>> BEGIN Excerpted records
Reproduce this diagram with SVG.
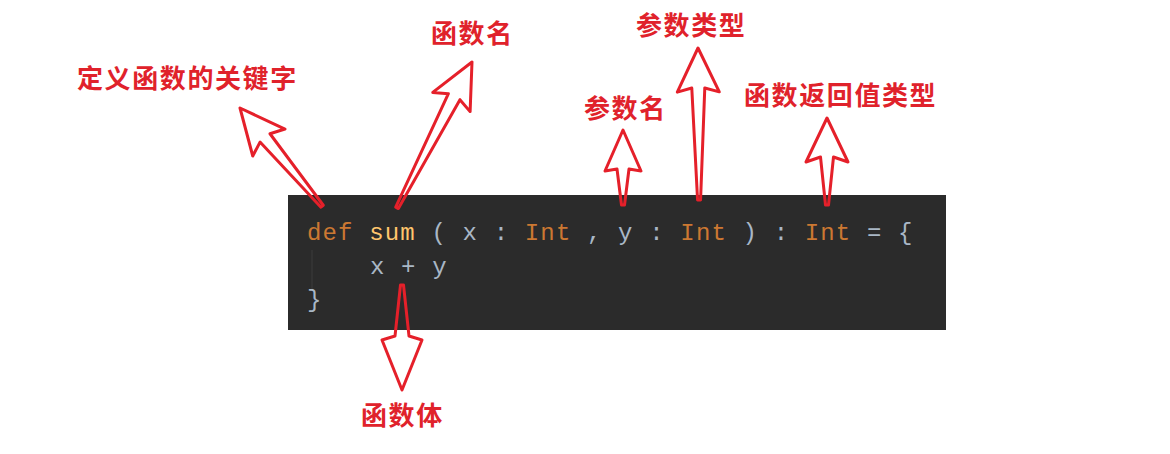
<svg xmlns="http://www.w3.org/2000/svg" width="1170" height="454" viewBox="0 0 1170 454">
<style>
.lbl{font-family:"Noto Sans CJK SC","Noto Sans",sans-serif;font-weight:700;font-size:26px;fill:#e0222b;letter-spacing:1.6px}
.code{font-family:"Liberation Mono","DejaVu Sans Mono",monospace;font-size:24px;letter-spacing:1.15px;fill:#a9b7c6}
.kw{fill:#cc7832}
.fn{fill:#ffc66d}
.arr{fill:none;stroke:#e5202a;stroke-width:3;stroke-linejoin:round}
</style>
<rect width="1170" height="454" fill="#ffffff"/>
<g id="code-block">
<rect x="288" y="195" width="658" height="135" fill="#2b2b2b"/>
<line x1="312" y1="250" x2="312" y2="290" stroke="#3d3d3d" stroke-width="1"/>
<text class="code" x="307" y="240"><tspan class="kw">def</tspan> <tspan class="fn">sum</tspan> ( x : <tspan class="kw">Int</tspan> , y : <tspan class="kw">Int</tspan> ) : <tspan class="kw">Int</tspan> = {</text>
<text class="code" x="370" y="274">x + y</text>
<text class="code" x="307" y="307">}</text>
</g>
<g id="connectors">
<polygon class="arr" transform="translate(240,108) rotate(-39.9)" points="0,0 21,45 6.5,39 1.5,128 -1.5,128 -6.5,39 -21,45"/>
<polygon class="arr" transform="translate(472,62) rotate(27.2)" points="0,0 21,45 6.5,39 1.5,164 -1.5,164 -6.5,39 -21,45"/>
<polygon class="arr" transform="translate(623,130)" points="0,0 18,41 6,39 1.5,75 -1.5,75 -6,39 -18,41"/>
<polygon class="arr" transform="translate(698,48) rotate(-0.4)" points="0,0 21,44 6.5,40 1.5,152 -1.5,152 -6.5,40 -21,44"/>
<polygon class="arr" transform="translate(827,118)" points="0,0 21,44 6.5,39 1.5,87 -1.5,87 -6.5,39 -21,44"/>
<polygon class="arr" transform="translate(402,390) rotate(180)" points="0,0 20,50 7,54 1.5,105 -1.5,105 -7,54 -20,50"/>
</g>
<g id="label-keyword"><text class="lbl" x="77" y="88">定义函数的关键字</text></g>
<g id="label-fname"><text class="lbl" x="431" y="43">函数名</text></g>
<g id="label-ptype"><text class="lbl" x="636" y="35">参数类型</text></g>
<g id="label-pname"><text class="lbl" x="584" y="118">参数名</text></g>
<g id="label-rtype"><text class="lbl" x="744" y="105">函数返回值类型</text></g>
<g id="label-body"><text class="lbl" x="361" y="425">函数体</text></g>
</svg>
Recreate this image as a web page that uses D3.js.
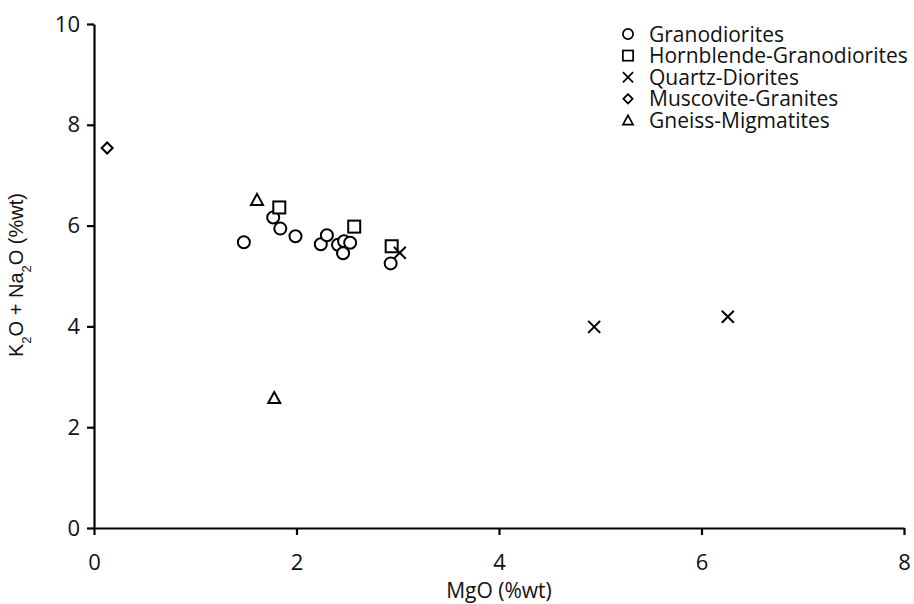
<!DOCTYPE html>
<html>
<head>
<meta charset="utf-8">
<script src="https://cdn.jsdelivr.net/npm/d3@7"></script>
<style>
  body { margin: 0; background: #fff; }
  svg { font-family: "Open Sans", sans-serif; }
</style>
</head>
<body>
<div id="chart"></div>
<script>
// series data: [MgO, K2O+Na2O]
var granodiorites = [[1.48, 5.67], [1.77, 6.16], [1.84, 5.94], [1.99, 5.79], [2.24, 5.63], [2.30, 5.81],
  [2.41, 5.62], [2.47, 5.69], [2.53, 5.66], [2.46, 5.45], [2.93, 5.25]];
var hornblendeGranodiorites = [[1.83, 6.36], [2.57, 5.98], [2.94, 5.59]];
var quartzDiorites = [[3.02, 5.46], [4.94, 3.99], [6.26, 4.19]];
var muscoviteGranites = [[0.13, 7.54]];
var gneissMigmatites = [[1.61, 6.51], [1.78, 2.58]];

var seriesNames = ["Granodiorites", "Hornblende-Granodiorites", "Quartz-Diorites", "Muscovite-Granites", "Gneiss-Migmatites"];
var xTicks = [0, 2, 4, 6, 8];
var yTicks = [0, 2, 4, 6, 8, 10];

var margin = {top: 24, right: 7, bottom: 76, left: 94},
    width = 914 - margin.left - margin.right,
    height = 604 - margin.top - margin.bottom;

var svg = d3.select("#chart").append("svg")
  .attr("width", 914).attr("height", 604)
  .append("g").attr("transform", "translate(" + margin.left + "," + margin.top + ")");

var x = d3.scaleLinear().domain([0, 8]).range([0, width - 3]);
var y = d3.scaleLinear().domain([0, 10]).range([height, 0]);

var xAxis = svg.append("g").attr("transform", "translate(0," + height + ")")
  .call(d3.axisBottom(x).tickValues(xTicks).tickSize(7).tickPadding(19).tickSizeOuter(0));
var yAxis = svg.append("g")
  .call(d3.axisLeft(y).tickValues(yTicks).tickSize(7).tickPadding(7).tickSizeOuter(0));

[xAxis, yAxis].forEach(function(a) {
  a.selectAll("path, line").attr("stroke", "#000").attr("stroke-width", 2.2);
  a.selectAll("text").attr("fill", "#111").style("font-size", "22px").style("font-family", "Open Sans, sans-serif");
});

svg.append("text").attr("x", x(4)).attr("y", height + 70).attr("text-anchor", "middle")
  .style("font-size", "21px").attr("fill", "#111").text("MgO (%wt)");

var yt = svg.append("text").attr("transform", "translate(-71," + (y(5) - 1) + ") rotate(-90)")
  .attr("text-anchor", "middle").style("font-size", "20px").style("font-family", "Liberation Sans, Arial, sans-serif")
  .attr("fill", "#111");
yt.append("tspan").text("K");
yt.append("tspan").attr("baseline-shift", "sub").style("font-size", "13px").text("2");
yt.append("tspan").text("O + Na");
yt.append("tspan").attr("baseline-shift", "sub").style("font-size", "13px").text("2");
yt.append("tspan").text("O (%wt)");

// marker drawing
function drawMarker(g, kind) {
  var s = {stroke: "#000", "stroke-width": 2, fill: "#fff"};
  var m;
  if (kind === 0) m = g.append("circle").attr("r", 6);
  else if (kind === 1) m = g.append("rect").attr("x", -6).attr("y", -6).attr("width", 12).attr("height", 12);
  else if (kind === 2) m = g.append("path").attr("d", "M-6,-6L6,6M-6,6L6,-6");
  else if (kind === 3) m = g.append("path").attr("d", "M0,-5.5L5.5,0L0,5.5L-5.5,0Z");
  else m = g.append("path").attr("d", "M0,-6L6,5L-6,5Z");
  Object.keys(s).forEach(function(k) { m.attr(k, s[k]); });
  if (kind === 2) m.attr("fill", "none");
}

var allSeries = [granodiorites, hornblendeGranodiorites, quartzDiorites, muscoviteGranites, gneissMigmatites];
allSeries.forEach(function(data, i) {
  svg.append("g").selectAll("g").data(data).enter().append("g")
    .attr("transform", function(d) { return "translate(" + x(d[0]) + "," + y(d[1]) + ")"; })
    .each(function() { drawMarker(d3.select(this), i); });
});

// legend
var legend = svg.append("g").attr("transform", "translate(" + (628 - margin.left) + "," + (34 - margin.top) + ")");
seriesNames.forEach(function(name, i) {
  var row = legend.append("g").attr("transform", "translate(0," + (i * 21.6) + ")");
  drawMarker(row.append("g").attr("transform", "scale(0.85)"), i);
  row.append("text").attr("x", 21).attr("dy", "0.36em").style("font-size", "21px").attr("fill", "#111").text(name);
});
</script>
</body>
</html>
>> END Excerpted records
>> BEGIN Excerpted records
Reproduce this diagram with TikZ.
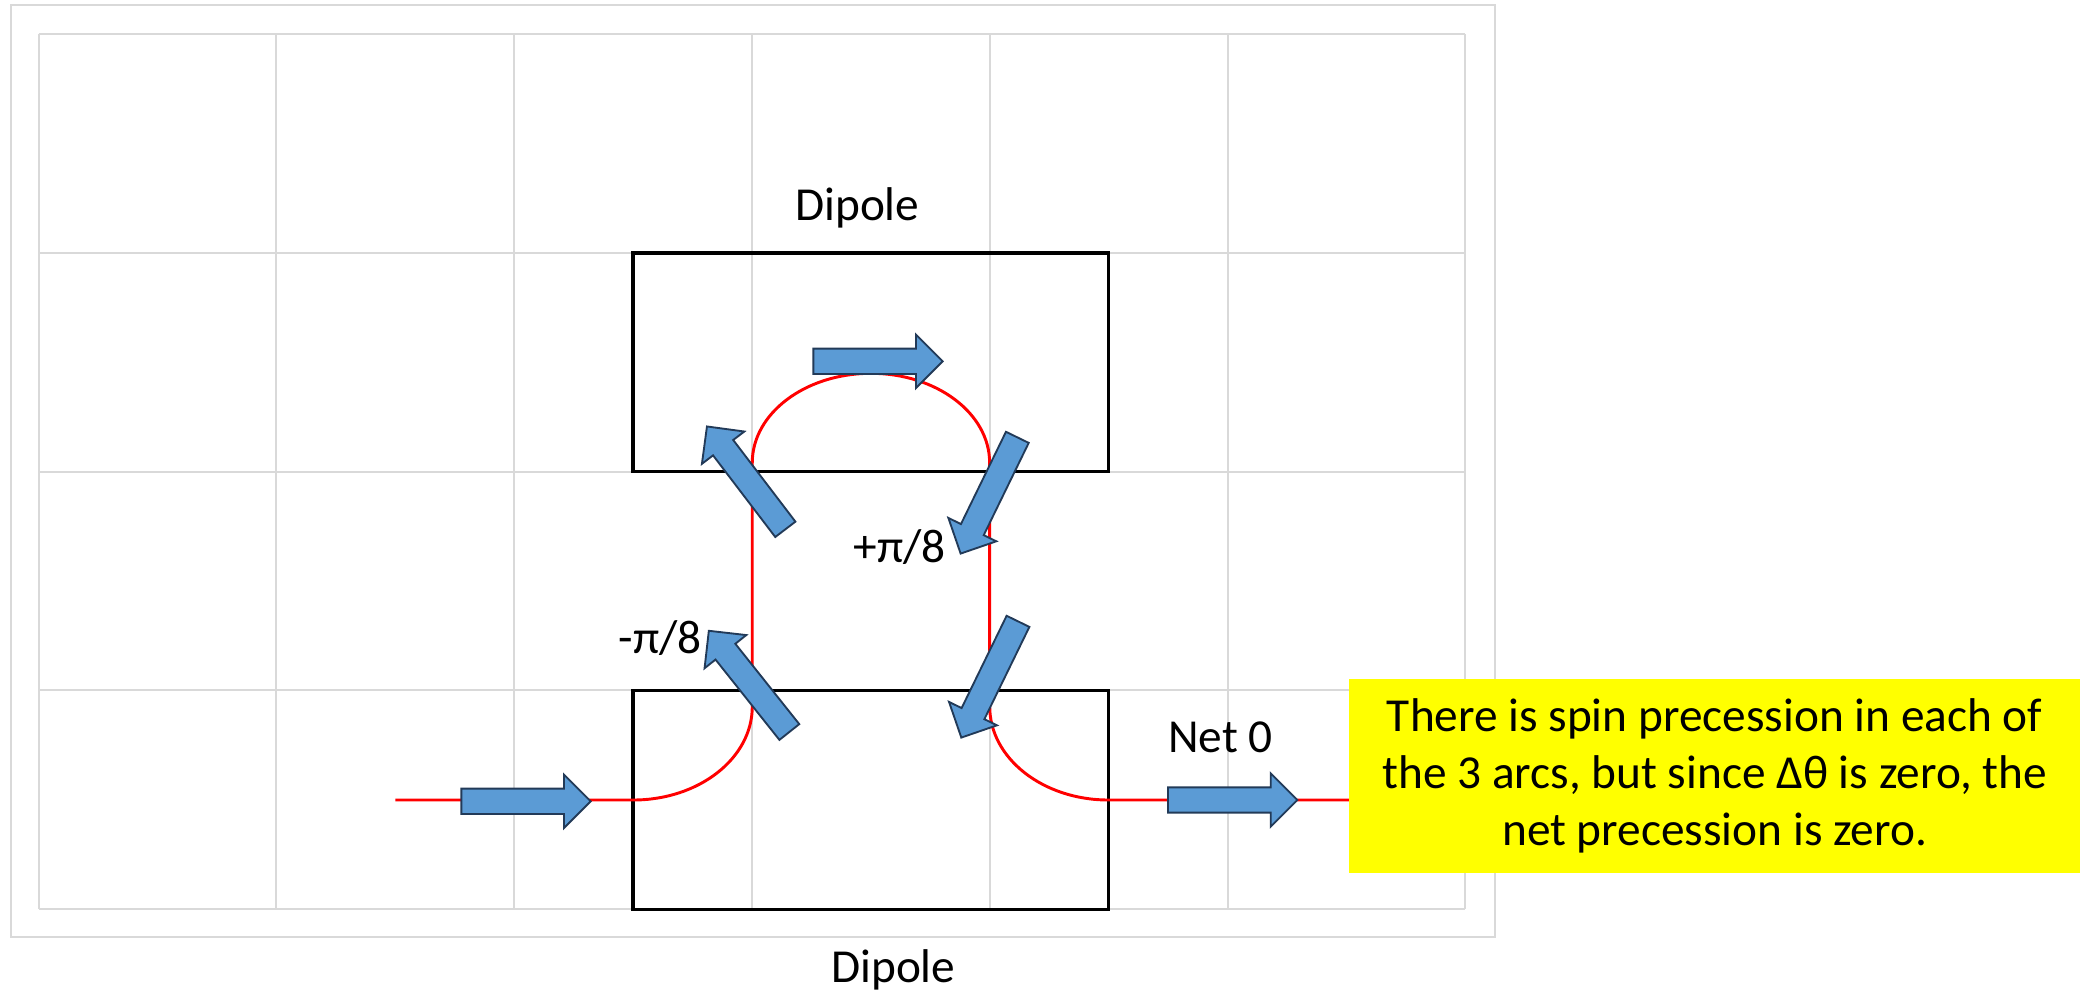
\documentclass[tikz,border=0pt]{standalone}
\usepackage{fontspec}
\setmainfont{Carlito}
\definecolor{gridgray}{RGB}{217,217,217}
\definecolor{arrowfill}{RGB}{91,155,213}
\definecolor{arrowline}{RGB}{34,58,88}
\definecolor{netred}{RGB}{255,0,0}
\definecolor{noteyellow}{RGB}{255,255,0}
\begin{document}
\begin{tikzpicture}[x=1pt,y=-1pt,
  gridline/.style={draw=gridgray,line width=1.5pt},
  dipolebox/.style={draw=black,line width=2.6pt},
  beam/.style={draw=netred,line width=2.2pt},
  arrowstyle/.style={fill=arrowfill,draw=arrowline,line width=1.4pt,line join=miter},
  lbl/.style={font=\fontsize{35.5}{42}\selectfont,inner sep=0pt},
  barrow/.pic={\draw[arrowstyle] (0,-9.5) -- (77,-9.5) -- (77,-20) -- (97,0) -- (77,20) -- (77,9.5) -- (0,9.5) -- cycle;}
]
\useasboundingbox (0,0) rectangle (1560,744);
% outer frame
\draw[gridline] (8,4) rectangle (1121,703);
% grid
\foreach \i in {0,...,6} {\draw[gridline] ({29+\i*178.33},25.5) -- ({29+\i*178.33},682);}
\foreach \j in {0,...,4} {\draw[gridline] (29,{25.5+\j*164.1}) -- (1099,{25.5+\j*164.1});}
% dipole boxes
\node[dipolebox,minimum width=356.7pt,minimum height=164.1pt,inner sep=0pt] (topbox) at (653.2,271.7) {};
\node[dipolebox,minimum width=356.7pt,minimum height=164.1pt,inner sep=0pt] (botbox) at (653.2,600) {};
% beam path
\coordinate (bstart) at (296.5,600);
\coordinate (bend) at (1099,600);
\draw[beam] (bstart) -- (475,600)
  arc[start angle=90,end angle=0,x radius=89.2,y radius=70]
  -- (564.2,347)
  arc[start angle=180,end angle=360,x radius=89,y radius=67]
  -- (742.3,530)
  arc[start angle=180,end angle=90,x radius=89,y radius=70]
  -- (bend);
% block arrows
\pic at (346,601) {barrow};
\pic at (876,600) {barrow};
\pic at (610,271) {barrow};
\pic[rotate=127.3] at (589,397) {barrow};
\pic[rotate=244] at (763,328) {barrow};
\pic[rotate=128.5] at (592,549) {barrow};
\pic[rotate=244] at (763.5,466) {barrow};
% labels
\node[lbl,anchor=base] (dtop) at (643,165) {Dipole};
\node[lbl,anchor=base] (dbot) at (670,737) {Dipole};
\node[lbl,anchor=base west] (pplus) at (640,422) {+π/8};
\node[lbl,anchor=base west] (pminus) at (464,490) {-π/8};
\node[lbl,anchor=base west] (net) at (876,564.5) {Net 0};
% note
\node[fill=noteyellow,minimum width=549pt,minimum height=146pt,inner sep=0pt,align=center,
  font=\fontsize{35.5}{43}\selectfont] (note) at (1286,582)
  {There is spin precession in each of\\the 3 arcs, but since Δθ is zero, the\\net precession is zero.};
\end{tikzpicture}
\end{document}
>> END Excerpted records
Take each line of the material that contains the word "Reproduce" and list it.

> **Task result**
Reproduce this diagram with SVG.
Reproduce this diagram with TikZ.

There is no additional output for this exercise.